Where the underlying portfolio net asset value subsequently
decreases after having increased to 110% or more of the initial
underlying portfolio net asset value, but has not decreased to less
than 100% of the initial underlying portfolio net asset value,
subsequent quarterly payments will reduce to 2.00 pence per UK
Enhanced Income Preference Share. If the underlying portfolio net
asset value has fallen below 100 per cent. and below a lower
percentage which is an integral multiple of 5 per cent. i.e. 95%,
90%, 85% (down to 5%) of the initial underlying portfolio net asset
value, subsequent dividend payments will be adjusted to be the
product of 2.00% and the relevant percentage threshold level and
100 pence per UK Enhanced Income Preference Share.

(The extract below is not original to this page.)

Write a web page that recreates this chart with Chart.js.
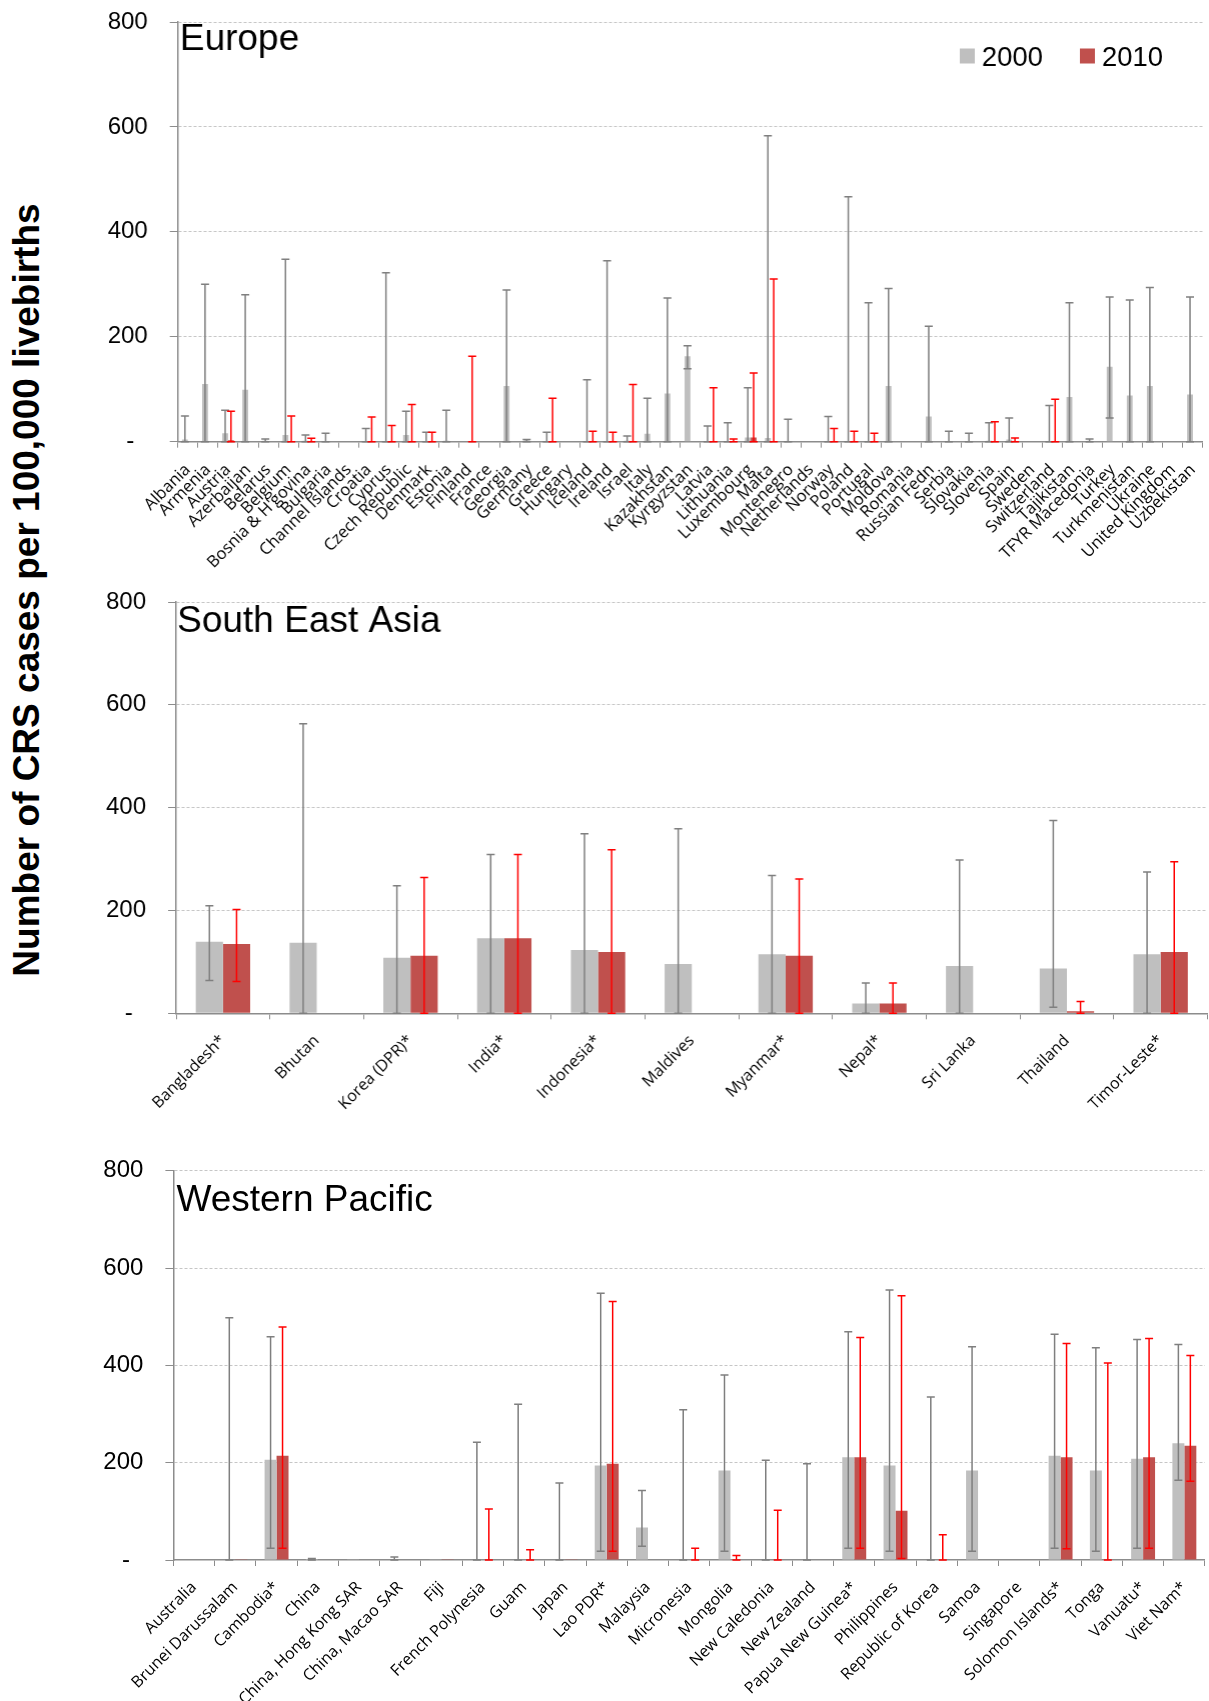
<!DOCTYPE html>
<html>
<head>
<meta charset="utf-8">
<script src="https://cdn.jsdelivr.net/npm/chart.js@4.4.0/dist/chart.umd.min.js"></script>
<style>
  html, body { margin: 0; padding: 0; background: #fff; }
  body { width: 1209px; height: 1701px; position: relative; overflow: hidden; }
  .panel { position: absolute; left: 60px; }
  #ytitle {
    position: absolute; left: -372px; top: 568px; width: 800px; height: 44px;
    line-height: 44px; text-align: center; white-space: nowrap;
    font: bold 37px "Liberation Sans", Arial, sans-serif; color: #000;
    transform: rotate(-90deg); transform-origin: 50% 50%;
  }
</style>
</head>
<body>
<div id="ytitle">Number of CRS cases per 100,000 livebirths</div>
<div class="panel" style="top:-15px;width:1158.5px;height:605px"><canvas id="euChart"></canvas></div>
<div class="panel" style="top:560px;width:1149.5px;height:580px"><canvas id="seaChart"></canvas></div>
<div class="panel" style="top:1130px;width:1150px;height:571px"><canvas id="wpChart"></canvas></div>
<script>
// ---- Europe ----
const euLabels = ['Albania', 'Armenia', 'Austria', 'Azerbaijan', 'Belarus', 'Belgium', "Bosnia & H'govina",
  'Bulgaria', 'Channel Islands', 'Croatia', 'Cyprus', 'Czech Republic', 'Denmark', 'Estonia', 'Finland',
  'France', 'Georgia', 'Germany', 'Greece', 'Hungary', 'Iceland', 'Ireland', 'Israel', 'Italy',
  'Kazakhstan', 'Kyrgyzstan', 'Latvia', 'Lithuania', 'Luxembourg', 'Malta', 'Montenegro', 'Netherlands',
  'Norway', 'Poland', 'Portugal', 'Moldova', 'Romania', 'Russian Fedn', 'Serbia', 'Slovakia', 'Slovenia',
  'Spain', 'Sweden', 'Switzerland', 'Tajikistan', 'TFYR Macedonia', 'Turkey', 'Turkmenistan', 'Ukraine',
  'United Kingdom', 'Uzbekistan'];
const eu2000 = [4, 110, 16, 99, 2, 13, 2, 1, 0, 0, 0, 13, 0, 2, 0, 0, 106, 3, 0, 1, 0, 0, 2, 15, 92, 163,
  0, 0, 8, 7, 0, 0, 0, 0, 0, 106, 0, 48, 0, 0, 2, 4, 0, 0, 85, 2, 143, 88, 106, 0, 90];
const euLo2000 = [0, 0, 0, 0, 0, 0, 0, 0, null, 0, 0, 0, 0, 0, null, null, 0, 0, 0, null, 0, 0, 0, 0, 0, 139,
  0, 0, 0, 0, 0, null, 0, 0, 0, 0, null, 0, 0, 0, 0, 0, null, 0, 0, 0, 45, 0, 0, null, 0];
const euHi2000 = [49, 300, 60, 280, 5, 348, 13, 16, null, 25, 322, 58, 18, 60, null, null, 289, 4, 18, null,
  118, 345, 11, 83, 274, 183, 30, 36, 103, 583, 43, null, 48, 467, 265, 292, null, 220, 20, 16, 36, 45, null,
  69, 265, 5, 276, 270, 294, null, 276];
const eu2010 = [0, 0, 3, 0, 0, 0, 0, 0, 0, 0, 0, 0, 0, 0, 0, 0, 0, 0, 0, 1, 0, 0, 0, 0, 0, 0,
  0, 0, 8, 0, 0, 0, 0, 0, 0, 0, 0, 0, 0, 0, 0, 0, 1, 0, 0, 0, 0, 0, 0, 0, 0];
const euLo2010 = [null, null, 0, null, null, 0, 0, null, null, 0, 0, 0, 0, null, 0, null, null, null, 0, null,
  0, 0, 0, null, null, null, 0, 0, 0, 0, null, null, 0, 0, 0, null, null, null, null, null, 0, 0, null,
  0, null, null, null, null, null, null, null];
const euHi2010 = [null, null, 58, null, null, 49, 6.5, null, null, 47, 31, 71, 18, null, 163, null, null, null,
  83, null, 20, 18, 109, null, null, null, 103, 5, 131, 310, null, null, 25, 20, 16, null, null, null, null,
  null, 38, 7, null, 81, null, null, null, null, null, null, null];

// ---- South East Asia ----
const seaLabels = ['Bangladesh*', 'Bhutan', 'Korea (DPR)*', 'India*', 'Indonesia*', 'Maldives', 'Myanmar*',
  'Nepal*', 'Sri Lanka', 'Thailand', 'Timor-Leste*'];
const sea2000 = [139, 137, 108, 146, 123, 96, 115, 19, 92, 87, 115];
const seaLo2000 = [64, 0, 0, 0, 0, 0, 0, 0, 0, 12, 0];
const seaHi2000 = [209, 563, 248, 309, 349, 359, 268, 59, 298, 375, 275];
const sea2010 = [135, 1, 112, 146, 119, 1, 112, 19, 1, 4, 119];
const seaLo2010 = [62, null, 0, 0, 0, null, 0, 0, null, 0, 0];
const seaHi2010 = [202, null, 264, 309, 318, null, 261, 59, null, 23, 295];

// ---- Western Pacific ----
const wpLabels = ['Australia', 'Brunei Darussalam', 'Cambodia*', 'China', 'China, Hong Kong SAR',
  'China, Macao SAR', 'Fiji', 'French Polynesia', 'Guam', 'Japan', 'Lao PDR*', 'Malaysia', 'Micronesia',
  'Mongolia', 'New Caledonia', 'New Zealand', 'Papua New Guinea*', 'Philippines', 'Republic of Korea',
  'Samoa', 'Singapore', 'Solomon Islands*', 'Tonga', 'Vanuatu*', 'Viet Nam*'];
const wp2000 = [0, 0, 206, 2, 0.5, 1, 0.5, 0, 0, 0, 194, 67, 0, 184, 0, 0, 211, 194, 0, 184, 0, 214, 184, 208, 240];
const wpLo2000 = [null, 0, 24, 0, null, 0, null, 0, 0, 0, 18, 28, 0, 18, 0, 0, 24, 18, 0, 18, null, 24, 18, 24, 164];
const wpHi2000 = [null, 498, 459, 3, null, 6, null, 242, 320, 158, 548, 143, 309, 380, 205, 198, 469, 555, 335,
  438, null, 464, 436, 453, 443];
const wp2010 = [0, 0.5, 214, 0, 0, 0, 0.5, 0, 0, 0.5, 198, 0, 0, 1, 0, 0, 211, 101, 0, 0, 0, 211, 0, 211, 235];
const wpLo2010 = [null, null, 24, null, null, null, null, 0, 0, null, 18, null, 0, 0, 0, null, 24, 3, 0, null,
  null, 23, 0, 24, 162];
const wpHi2010 = [null, null, 479, null, null, null, null, 105, 21, null, 531, null, 24, 9, 102, null, 457, 543,
  52, null, null, 445, 405, 455, 420];

const yTicks = [0, 200, 400, 600, 800];

const GREY = '#bfbfbf', RED = '#c0504d';
const GREY_ERR = '#7f7f7f', RED_ERR = '#ff0000';
const AXIS = '#8c8c8c';

Chart.defaults.font.family = '"Liberation Sans", Arial, sans-serif';
Chart.defaults.color = '#000';

// draws the confidence intervals on top of the bars
const errorBars = {
  id: 'errorBars',
  afterDatasetsDraw(chart) {
    const ctx = chart.ctx;
    const yScale = chart.scales.y;
    const cap = 4;
    chart.data.datasets.forEach((ds, i) => {
      const meta = chart.getDatasetMeta(i);
      ctx.save();
      ctx.strokeStyle = ds.errColor;
      ctx.lineWidth = 1.5;
      meta.data.forEach((bar, j) => {
        const hi = ds.errHi[j], lo = ds.errLo[j];
        if (hi == null) return;
        const x = bar.x;
        const yHi = yScale.getPixelForValue(hi);
        const yLo = yScale.getPixelForValue(lo);
        ctx.beginPath();
        ctx.moveTo(x, yLo); ctx.lineTo(x, yHi);
        ctx.moveTo(x - cap, yHi); ctx.lineTo(x + cap, yHi);
        ctx.moveTo(x - cap, yLo); ctx.lineTo(x + cap, yLo);
        ctx.stroke();
      });
      ctx.restore();
    });
  }
};

// region name in the corner + optional legend
const panelText = {
  id: 'panelText',
  afterDraw(chart, args, opts) {
    const { ctx, chartArea } = chart;
    ctx.save();
    ctx.fillStyle = '#000';
    ctx.textBaseline = 'alphabetic';
    ctx.font = '37px "Liberation Sans", Arial, sans-serif';
    ctx.fillText(opts.title, chartArea.left + opts.dx, chartArea.top + opts.dy);
    if (opts.legend) {
      let x = chartArea.right - 243;
      ctx.font = '27.5px "Liberation Sans", Arial, sans-serif';
      chart.data.datasets.forEach(ds => {
        ctx.fillStyle = ds.backgroundColor;
        ctx.fillRect(x, chartArea.top + 26.5, 15, 15);
        ctx.fillStyle = '#000';
        ctx.fillText(ds.label, x + 22, chartArea.top + 43.5);
        x += 120;
      });
    }
    ctx.restore();
  }
};

function makeChart(id, labels, d2000, lo2000, hi2000, d2010, lo2010, hi2010, opt) {
  return new Chart(document.getElementById(id), {
    type: 'bar',
    data: {
      labels: labels,
      datasets: [
        { label: '2000', data: d2000, backgroundColor: GREY, errLo: lo2000, errHi: hi2000, errColor: GREY_ERR },
        { label: '2010', data: d2010, backgroundColor: RED, errLo: lo2010, errHi: hi2010, errColor: RED_ERR }
      ]
    },
    options: {
      responsive: true,
      maintainAspectRatio: false,
      animation: false,
      devicePixelRatio: 1,
      layout: { padding: { top: opt.padTop, right: opt.padRight, bottom: 0, left: 0 } },
      datasets: { bar: { categoryPercentage: 0.58, barPercentage: 1.0, borderWidth: 0 } },
      plugins: {
        legend: { display: false },
        tooltip: { enabled: false },
        panelText: { title: opt.title, dx: opt.titleDx, dy: opt.titleDy, legend: opt.legend }
      },
      scales: {
        x: {
          offset: true,
          grid: { display: true, offset: true, drawOnChartArea: false, drawTicks: true,
                  tickLength: 6, tickColor: AXIS, color: AXIS },
          border: { display: true, color: AXIS, width: 1.5 },
          ticks: {
            autoSkip: false, maxRotation: 45, minRotation: 45, padding: opt.labelPad,
            color: '#000',
            font: { family: '"Open Sans", sans-serif', size: opt.labelSize }
          },
          afterFit(scale) { scale.height = opt.xHeight; }
        },
        y: {
          min: 0, max: 800,
          afterBuildTicks(scale) { scale.ticks = yTicks.map(v => ({ value: v })); },
          grid: {
            color: c => (c.tick && c.tick.value === 0) ? 'rgba(0,0,0,0)' : '#c6c6c6',
            tickColor: AXIS, tickLength: 8, tickBorderDash: [], lineWidth: 1
          },
          border: { display: true, color: AXIS, width: 1.5, dash: [3, 2] },
          ticks: {
            padding: 22, color: '#000',
            font: { size: 24 },
            callback: v => v === 0 ? '-\u2007' : String(v)
          },
          afterFit(scale) { scale.width = opt.yWidth; }
        }
      }
    },
    plugins: [errorBars, panelText]
  });
}

makeChart('euChart', euLabels, eu2000, euLo2000, euHi2000, eu2010, euLo2010, euHi2010, {
  padTop: 37, padRight: 6, yWidth: 117.7, xHeight: 148.3, labelPad: 12.5, labelSize: 16.5,
  title: 'Europe', titleDx: 2, titleDy: 27.5, legend: true
});
makeChart('seaChart', seaLabels, sea2000, seaLo2000, seaHi2000, sea2010, seaLo2010, seaHi2010, {
  padTop: 42, padRight: 3, yWidth: 116, xHeight: 126.7, labelPad: 12, labelSize: 16,
  title: 'South East Asia', titleDx: 1, titleDy: 30, legend: false
});
makeChart('wpChart', wpLabels, wp2000, wpLo2000, wpHi2000, wp2010, wpLo2010, wpHi2010, {
  padTop: 40.7, padRight: 3, yWidth: 113.4, xHeight: 141, labelPad: 12, labelSize: 16,
  title: 'Western Pacific', titleDx: 3, titleDy: 40, legend: false
});
</script>
</body>
</html>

US Enhanced Income - Class A
Under the terms of the Swap Confirmation between the
Counterparty and the Company acting for and on behalf of the US
Enhanced Income cell in respect of Class A, the Counterparty will
pay to the Company for the account of the US Enhanced Income cell
quarterly a Sterling amount equal to 2.00% of the notional amount
of the Swap Confirmation, equivalent to 2.00 pence per Class A
Sterling Hedged US Enhanced Income Class A Preference Share,
provided that if the underlying portfolio net asset value reaches
110% of the initial underlying portfolio net asset value
(equivalent to a net asset value of 110 pence per share), future
payments will increase to 2.20% of the notional amount of the Swap
Confirmation, equivalent to 2.20 pence per US Enhanced Income Class
A Preference Share. For each subsequent 5 per cent. increase in the
underlying portfolio net asset value, subsequent quarterly payments
will increase by 0.1%, equivalent to 0.1 pence per Class A Sterling
Hedged US Enhanced Income Preference Share.